Les échanges sont tendus entre Stellantis et le gouvernement.
© Stellantis
Les échanges entre le ministre de l’Économie, Bruno Le Maire, et Carlos Tavares, CEO de Stellantis, montent encore d’un cran aujourd’hui. Au cœur du débat se trouve la production d’une petite voiture électrique en France, en l’occurrence la e-208. Alors que le gouvernement fait le forcing depuis plusieurs mois, Stellantis ne veut pas céder. Les relations sont de plus en plus tendues.
Dans un entretien accordé au Figaro, le 5 juillet 2023, le patron de Stellantis rappelle tout simplement qu’il n’est pas possible de produire une petite citadine électrique compétitive en France face aux deux géants mondiaux que sont Tesla et BYD. Bruno Le Maire lui répond du tac au tac qu’il est capable de le faire, rappelant que Luca de Meo, CEO du groupe Renault le fait bien avec la R5 électrique…
Carlos Tavares dit « non » au gouvernement
Certainement lassé par cette pression du gouvernement, Carlos Tavares a rappelé que son groupe produira « 12 modèles électriques à forte valeur ajoutée en France. Cinq des 7 modèles de la marque Peugeot sont fabriqués en France. L'équation économique liée à la relocalisation forcée de ce projet ne serait ni dans l'intérêt de l'entreprise, ni dans celui du pays ». Et d’ajouter agacé : « D'ailleurs, demande-t-on à Elon Musk ou à BYD de fabriquer des voitures du segment B en France quand on cherche à les y attirer ? Quel paradoxe que d'applaudir les nouveaux entrants qui n'ont pas d'héritage tout en demandant à ceux qui ont contribué à la richesse collective depuis plus d'un siècle de se livrer à des exercices très périlleux – y compris sur le plan social ! »

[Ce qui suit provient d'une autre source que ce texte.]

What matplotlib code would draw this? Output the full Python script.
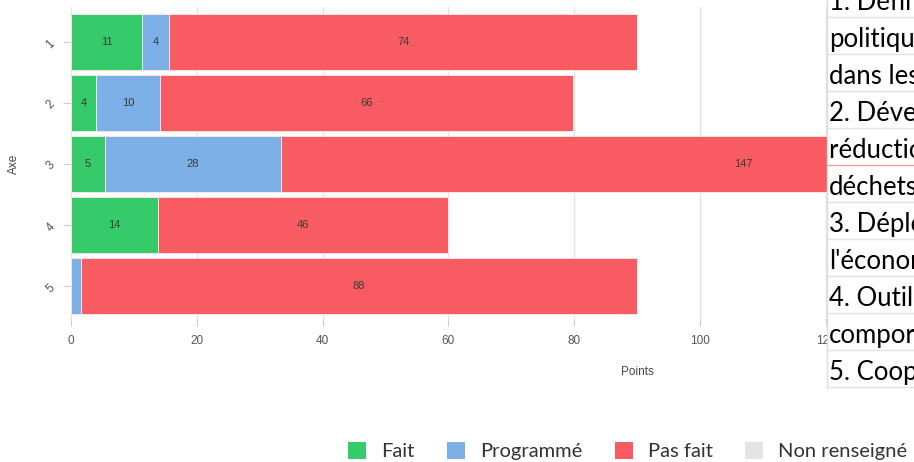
import matplotlib
matplotlib.use("Agg")
import matplotlib.pyplot as plt
from matplotlib.patches import Patch, Rectangle
from matplotlib.lines import Line2D
import numpy as np

# %% Data

axes_labels = ["1", "2", "3", "4", "5"]
fait = [11.3, 4.0, 5.4, 13.8, 0.0]
programme = [4.3, 10.1, 28.0, 0.0, 1.6]
pas_fait = [74.4, 65.7, 147.0, 46.1, 88.4]
non_renseigne = [0, 0, 0, 0, 0]

series_names = ["Fait", "Programmé", "Pas fait", "Non renseigné"]
series_colors = ["#35CB6B", "#7BAFE6", "#F85C62", "#E4E4E4"]

x_ticks = [0, 20, 40, 60, 80, 100, 120]

# text box pasted over the right side of the chart (cut by the image edge)
note_lines = [
    "1. Définir la", "politique", "dans les", "2. Développer la",
    "réduction des", "déchets", "3. Déployer", "l'économie",
    "4. Outiller les", "comportements", "5. Coopérer",
]

# %% Figure

W, H = 914, 462
fig = plt.figure(figsize=(W / 100, H / 100), dpi=100)


def px(x0, y0, x1, y1):
    """Figure-fraction rect from pixel box (top-left origin)."""
    return [x0 / W, 1 - y1 / H, (x1 - x0) / W, (y1 - y0) / H]


ax = fig.add_axes(px(71, 7, 1203, 318))

ypos = np.arange(len(axes_labels))
left = np.zeros(len(axes_labels))
for name, vals, color in zip(series_names,
                             [fait, programme, pas_fait, non_renseigne],
                             series_colors):
    vals = np.array(vals, dtype=float)
    ax.barh(ypos, vals, left=left, height=0.92, color=color,
            edgecolor="#fbeaea", linewidth=0.6, zorder=2)
    for y, l, v in zip(ypos, left, vals):
        if v >= 3:
            ax.text(l + v / 2, y, f"{v:.0f}", ha="center", va="center",
                    fontsize=8, color="#3a3a3a", family="Liberation Sans", zorder=3)
    left += vals

ax.set_xlim(0, 180)
ax.set_ylim(4.525, -0.574)
ax.set_yticks(ypos)
ax.set_yticklabels(axes_labels, rotation=45, fontsize=8.5, color="#555555",
                   family="Liberation Sans")
ax.set_xticks(x_ticks)
ax.set_xticklabels([str(t) for t in x_ticks], fontsize=8.5, color="#555555",
                   family="Liberation Sans")
ax.tick_params(axis="x", length=6, width=0.8, color="#cccccc", pad=6, direction="out")
ax.tick_params(axis="y", length=6, width=0.8, color="#cccccc", pad=4, direction="out")
for s in ax.spines.values():
    s.set_visible(False)
ax.xaxis.grid(True, color="#e2e2e2", linewidth=1, zorder=0)
ax.set_axisbelow(True)

fig.text(637 / W, 1 - 372 / H, "Points", ha="center", va="center",
         fontsize=8.5, color="#444444", family="Liberation Sans")
fig.text(14 / W, 1 - 164 / H, "Axe", ha="center", va="center", rotation=90,
         fontsize=8.5, color="#444444", family="Liberation Sans")

# %% Legend

handles = [Patch(facecolor=c, edgecolor="none") for c in series_colors]
fig.legend(handles, series_names, loc="center left",
           bbox_to_anchor=(330 / W, 1 - 451 / H), ncol=4, frameon=False,
           prop={"family": "Lato", "size": 14.5}, handlelength=0.9,
           handleheight=0.9, handletextpad=0.75, columnspacing=1.6,
           labelcolor="#333333")

# %% Overlay text box

fig.patches.append(Rectangle((827 / W, 1 - 388 / H), (W - 827) / W, 388 / H,
                             transform=fig.transFigure, facecolor="white",
                             edgecolor="none", zorder=10))
fig.lines.append(Line2D([827 / W, 827 / W], [1, 1 - 388 / H],
                        transform=fig.transFigure, color="#dddddd", lw=1, zorder=11))
for k in range(11):
    yb = 17 + 37 * k
    col = "#f2a0a0" if k == 4 else "#e2e2e2"
    fig.lines.append(Line2D([827 / W, 1], [1 - yb / H, 1 - yb / H],
                            transform=fig.transFigure, color=col, lw=1, zorder=11))
for k, line in enumerate(note_lines):
    fig.text(829 / W, 1 - (10 + 37 * k) / H, line, ha="left", va="baseline",
             fontsize=18.5, color="black", family="Lato", zorder=12)

fig.savefig("out.png", dpi=100)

Stellantis affaibli, le gouvernement appuie
Alors que Stellantis fait face à des difficultés commerciales et des défis au sein de son réseau, le directeur général du groupe n'hésite pas à élever la voix. Il souligne à juste titre que les constructeurs chinois arrivent en Europe avec des coûts de production inférieurs de 20 à 25 %, leur permettant potentiellement de mettre tous les concurrents en difficulté. Cette situation s'est déjà concrétisée avec les deux baisses successives des prix des véhicules électriques, initiées par Tesla depuis le début de l'année, qui ont fragilisé plusieurs grands groupes, dont Stellantis et Volkswagen Group. Face à cette nouvelle bataille de l'électrique qui s'engage, Volkswagen Group a même récemment annoncé un changement de cap. Les difficultés actuelles, tant internes qu'externes, auxquelles Stellantis est confronté ne sont probablement pas étrangères à l'insistance du gouvernement en matière de production de voitures électriques.
La petite voiture électrique abordable : un enjeu stratégique
Il convient de rappeler que la pression exercée par le gouvernement sur Stellantis ne date pas d’hier, mais dure depuis plusieurs mois. Le gouvernement ayant besoin d’une voiture électrique abordable produite en France pour espérer lancer son leasing social. Pourtant, Stellantis a annoncé officiellement sa décision de produire sa petite citadine 100 % électrique, l'e-208, en Espagne, le gouvernement ne se résigne pas et intensifie ses efforts pour rapatrier ce modèle sur le sol français.
Malgré les pressions exercées depuis plusieurs mois par le gouvernement français sur Carlos Tavares, P-DG de Stellantis, pour que la production de la Peugeot e-208 soit basée en France, les plans du groupe s'orientent vers l'usine espagnole de Figueruelas, près de Saragosse. En effet, cette usine est déjà chargée de la production de l'Opel Corsa-e et accueillera également la nouvelle Lancia Ypsilon en 2024.
Bruno le Maire met au défi Carlos Tavares de produire en France !
Après cette interview accordée au Figaro, la réponse du gouvernement ne s’est pas fait attendre. Lors d’une interview pour BFM ce matin, le ministre de l’Économie et des Finances a demandé à Carlos Tavares de « relever le défi de construire des petits véhicules électriques en France ». Rappelant à cette occasion que Carlos Tavares « était bien content tout de même de bénéficier des aides françaises et du bonus écologique ».
« Faites comme Luca de Meo avec la R5 »
Et d’ajouter : « Moi, j’ai un seul point de désaccord avec Carlos Tavares : quand on voit les changements et l’accélération du changement climatique, je pense qu’il faut accélérer la bascule vers le véhicule électrique. Je sais que Carlos Tavares est un homme de défis, qu’il a relevé brillamment dans sa carrière industrielle. Et je souhaite qu’il relève le défi de construire des petits véhicules électriques comme la e-208 en France, comme le fait Luca de Meo (Renault Group) avec la R5 ».